Şanışer'in nakaratlarda verse'lere göre daha melankolik olması bazı şarkılara yakışsa da her şarkıda böylesi nakaratlara gerek olmadığını düşünüyorum. Bu şarkının nakaratı güzel; ama verse'lere göre aşırı duygusal diyebilirim. Aspova ve Mert Şenel'in de ara nakarat denebilecek verse'leri var. Sürekli aynı nakaratı girmeyip farklılık yaratmak adına güzel; ama mesaj açısından çok da bir ağırlıkları yok gibi. Zaten onlar da melankolik yazmışlar.
Şanışer'in apolitik gençle konuşması güzel bir düşünce; ama “Bunlar senin suçun” diye yüklenilmesi gereken ilk kişi o mudur bilemedim. Bence o değil.
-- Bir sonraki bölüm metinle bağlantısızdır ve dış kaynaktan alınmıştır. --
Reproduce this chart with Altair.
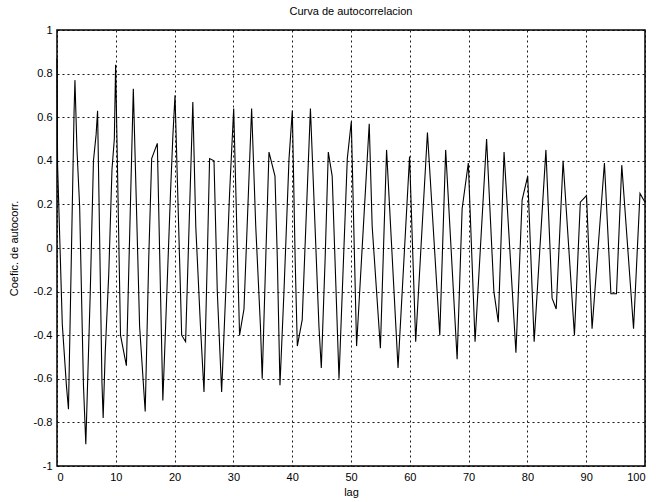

Sözlerin daha sert olduğu, anlatımın alelâdelikten daha fazla sıyrıldığı örnekler bulmak elbette mümkün; ama bu şarkının olayı bu değil. Sen çok kesin çizgilerle konuşursan orada eleştirdiğin apolitik genci yakalayamazsın mesela. Her düşündüğünü çat çat söylersen şu anki gidişattan çok şikâyetçi olmayan kesimi de kendilerinden şüphe etmeye davet edemezsin. Cemre Demirel “dert seçme” diye bir tabir kullanıyor; hah işte, bu şarkıda tamamen bu mantığa karşı duran bir tavır takınılmış. Tek bir kesimi ilgilendirecek sözler söylenmek yerine birçok sorundan bahsedilmiş. Birileri de “Terörden niye bahsedilmemiş” falan diyor ama şarkıda anlatılan meseleler çoğunlukla halktan kimselerin pay sahibi olduğu meseleler. Siyasi eleştiriler de halkı ilgilendiriyor; çünkü o siyasetçileri görev başına halkın seçimi getiriyor. Dolayısıyla terör mevzusunun bu şarkıyla hiçbir alâkası yok.